A fonte dos recursos destinados à catedral logo foi revelada, e na sequência surgiram críticas de diversas naturezas: suposto oportunismo dos doadores, o montante poderia ser destinado para outros fins etc. Para evitar repercussões negativas, muitos filantropos acabam atuando no anonimato, e por aí entende-se a discrição que é praxe no segmento. Anand Giridharadas, autor do livro Winners Take All: The Elite Charade of Changing the World (não publicado no Brasil), considera esse debate saudável e necessário. “Não é hostilidade gratuita dos críticos”, disse Giridharadas, por ocasião do incêndio. “É simplesmente uma dose de ceticismo em relação a essa forma de exercer o poder.”
Curiosamente, a cerimônia de entrega do Prêmio Rolex deste ano aconteceu em Washington, uma cidade que transpira filantropia. A capital americana abriga dezenas de museus, boa parte com entrada gratuita e construída com fundos privados.

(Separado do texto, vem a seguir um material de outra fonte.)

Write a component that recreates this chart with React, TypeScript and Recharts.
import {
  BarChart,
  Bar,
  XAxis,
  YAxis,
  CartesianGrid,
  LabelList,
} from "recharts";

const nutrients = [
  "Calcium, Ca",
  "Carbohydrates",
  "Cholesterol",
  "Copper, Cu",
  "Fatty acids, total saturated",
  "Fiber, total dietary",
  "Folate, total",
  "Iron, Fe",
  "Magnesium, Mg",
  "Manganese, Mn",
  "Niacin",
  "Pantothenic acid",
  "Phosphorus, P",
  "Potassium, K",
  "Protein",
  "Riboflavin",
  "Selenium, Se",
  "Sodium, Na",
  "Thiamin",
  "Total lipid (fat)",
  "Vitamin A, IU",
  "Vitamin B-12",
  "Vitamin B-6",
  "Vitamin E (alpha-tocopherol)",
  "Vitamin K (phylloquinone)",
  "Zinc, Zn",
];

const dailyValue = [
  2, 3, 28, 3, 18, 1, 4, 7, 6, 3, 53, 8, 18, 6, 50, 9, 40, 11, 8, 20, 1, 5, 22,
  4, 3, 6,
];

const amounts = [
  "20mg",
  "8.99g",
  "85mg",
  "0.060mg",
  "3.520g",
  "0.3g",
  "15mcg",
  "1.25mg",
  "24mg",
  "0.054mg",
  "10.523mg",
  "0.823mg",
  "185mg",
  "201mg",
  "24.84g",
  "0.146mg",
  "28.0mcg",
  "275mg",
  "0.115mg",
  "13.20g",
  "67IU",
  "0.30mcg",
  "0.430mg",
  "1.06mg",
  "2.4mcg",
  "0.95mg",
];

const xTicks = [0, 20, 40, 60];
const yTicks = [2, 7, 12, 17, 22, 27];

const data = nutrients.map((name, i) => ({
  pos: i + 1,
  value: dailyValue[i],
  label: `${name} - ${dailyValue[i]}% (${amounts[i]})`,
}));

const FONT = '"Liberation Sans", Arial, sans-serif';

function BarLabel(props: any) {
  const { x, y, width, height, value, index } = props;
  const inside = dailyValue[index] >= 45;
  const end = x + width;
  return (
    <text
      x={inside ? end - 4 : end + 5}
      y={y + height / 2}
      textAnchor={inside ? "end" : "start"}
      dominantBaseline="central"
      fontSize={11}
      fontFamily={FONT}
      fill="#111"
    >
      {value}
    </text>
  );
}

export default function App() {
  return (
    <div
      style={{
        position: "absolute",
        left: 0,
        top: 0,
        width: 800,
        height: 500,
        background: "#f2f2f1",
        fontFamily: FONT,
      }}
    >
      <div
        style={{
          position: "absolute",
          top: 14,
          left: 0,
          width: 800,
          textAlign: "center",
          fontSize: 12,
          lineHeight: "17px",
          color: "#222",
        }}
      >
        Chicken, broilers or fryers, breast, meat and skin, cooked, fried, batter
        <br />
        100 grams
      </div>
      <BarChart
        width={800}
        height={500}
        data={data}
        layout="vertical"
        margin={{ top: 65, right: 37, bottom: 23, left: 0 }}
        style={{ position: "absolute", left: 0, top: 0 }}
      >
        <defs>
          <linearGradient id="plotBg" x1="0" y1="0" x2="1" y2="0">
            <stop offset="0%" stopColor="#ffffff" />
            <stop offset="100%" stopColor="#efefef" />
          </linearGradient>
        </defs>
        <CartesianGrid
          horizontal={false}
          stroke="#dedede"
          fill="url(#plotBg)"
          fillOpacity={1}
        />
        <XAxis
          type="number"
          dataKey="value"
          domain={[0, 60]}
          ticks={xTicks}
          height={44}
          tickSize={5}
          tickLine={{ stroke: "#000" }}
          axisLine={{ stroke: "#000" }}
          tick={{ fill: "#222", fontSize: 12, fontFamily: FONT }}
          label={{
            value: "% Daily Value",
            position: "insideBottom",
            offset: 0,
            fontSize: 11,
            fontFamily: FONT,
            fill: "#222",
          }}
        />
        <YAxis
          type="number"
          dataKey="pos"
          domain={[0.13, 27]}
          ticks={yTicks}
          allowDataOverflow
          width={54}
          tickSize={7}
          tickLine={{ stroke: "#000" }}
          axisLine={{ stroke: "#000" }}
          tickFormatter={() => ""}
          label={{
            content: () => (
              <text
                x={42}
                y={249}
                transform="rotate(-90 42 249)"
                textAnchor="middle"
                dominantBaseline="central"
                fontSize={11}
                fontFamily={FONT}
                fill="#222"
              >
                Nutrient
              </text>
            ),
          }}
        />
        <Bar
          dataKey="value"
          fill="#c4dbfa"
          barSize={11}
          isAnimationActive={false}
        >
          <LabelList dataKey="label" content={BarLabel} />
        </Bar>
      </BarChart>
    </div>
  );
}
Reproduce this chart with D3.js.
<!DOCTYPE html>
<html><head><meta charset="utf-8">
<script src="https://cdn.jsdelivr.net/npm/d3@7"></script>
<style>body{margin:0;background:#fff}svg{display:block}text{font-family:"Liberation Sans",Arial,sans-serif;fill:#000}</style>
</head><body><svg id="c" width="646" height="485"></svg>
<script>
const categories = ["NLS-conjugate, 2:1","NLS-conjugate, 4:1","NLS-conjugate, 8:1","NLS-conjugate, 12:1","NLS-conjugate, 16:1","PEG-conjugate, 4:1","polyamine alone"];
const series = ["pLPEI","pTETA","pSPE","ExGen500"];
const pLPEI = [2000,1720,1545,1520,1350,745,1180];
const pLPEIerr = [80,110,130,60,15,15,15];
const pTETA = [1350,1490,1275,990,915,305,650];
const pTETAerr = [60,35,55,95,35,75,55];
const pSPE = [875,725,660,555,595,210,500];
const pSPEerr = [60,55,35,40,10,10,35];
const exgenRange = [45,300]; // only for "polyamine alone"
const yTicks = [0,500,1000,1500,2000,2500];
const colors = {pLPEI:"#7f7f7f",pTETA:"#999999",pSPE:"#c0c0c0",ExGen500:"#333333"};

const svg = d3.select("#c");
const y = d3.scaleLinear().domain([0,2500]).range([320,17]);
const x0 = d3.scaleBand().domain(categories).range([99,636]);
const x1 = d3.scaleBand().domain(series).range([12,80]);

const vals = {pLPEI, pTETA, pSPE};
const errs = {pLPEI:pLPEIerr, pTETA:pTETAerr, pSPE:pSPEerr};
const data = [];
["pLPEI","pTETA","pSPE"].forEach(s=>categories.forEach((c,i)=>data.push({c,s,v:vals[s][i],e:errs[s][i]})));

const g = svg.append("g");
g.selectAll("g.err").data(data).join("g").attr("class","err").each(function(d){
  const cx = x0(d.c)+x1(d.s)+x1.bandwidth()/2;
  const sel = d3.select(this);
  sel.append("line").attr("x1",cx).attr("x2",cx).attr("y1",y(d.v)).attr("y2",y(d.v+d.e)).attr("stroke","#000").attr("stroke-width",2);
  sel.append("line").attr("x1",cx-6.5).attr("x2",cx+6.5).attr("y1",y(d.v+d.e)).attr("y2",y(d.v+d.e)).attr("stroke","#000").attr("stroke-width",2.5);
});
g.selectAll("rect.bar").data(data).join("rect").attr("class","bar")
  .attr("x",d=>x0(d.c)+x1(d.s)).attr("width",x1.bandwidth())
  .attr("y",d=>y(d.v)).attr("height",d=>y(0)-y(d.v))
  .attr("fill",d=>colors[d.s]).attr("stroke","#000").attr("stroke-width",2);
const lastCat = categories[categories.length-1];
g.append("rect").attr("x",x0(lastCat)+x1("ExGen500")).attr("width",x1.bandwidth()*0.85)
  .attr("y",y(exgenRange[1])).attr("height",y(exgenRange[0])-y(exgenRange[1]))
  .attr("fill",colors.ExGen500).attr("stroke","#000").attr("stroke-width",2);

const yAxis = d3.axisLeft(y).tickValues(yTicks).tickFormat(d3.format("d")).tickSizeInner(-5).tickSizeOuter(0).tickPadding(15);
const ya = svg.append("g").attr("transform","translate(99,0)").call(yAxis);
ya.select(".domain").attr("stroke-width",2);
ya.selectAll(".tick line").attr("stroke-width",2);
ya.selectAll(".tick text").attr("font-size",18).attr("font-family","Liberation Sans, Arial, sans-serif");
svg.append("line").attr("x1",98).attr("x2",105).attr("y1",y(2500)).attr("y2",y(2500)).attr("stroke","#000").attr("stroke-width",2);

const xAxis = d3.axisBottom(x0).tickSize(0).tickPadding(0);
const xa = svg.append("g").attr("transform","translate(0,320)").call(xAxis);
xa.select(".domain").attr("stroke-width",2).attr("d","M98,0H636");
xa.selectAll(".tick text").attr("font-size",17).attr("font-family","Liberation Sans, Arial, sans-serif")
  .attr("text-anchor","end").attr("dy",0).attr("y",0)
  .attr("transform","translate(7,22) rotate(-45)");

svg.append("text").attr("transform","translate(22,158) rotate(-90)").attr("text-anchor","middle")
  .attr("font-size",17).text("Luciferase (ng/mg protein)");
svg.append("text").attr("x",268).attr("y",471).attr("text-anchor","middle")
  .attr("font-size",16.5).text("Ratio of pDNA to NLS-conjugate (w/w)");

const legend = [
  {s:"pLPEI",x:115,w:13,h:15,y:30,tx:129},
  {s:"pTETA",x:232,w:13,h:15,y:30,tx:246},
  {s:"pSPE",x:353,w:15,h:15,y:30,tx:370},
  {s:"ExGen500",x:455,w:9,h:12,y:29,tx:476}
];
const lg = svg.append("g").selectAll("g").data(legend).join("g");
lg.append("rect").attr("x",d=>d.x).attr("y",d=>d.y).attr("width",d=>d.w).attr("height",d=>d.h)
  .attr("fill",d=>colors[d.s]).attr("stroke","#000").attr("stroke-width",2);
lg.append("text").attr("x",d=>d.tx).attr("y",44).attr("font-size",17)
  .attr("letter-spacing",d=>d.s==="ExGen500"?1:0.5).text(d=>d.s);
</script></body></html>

Ao entrar no Museu de História Americana ou no Museu de História Natural, pertencentes ao Smithsonian Institution, por exemplo, é possível ver em cada galeria os nomes das famílias doadoras — a começar por James Smithson, que deixou seu patrimônio ao governo americano para a criação de um centro de difusão de conhecimento, no início do século 19. Ele cumpria assim, sem saber, um ensinamento de Warren Buffett, grande filantropo da atualidade: “Se você está entre o 1% com mais sorte da humanidade, deve ao mundo pensar nos outros 99%”.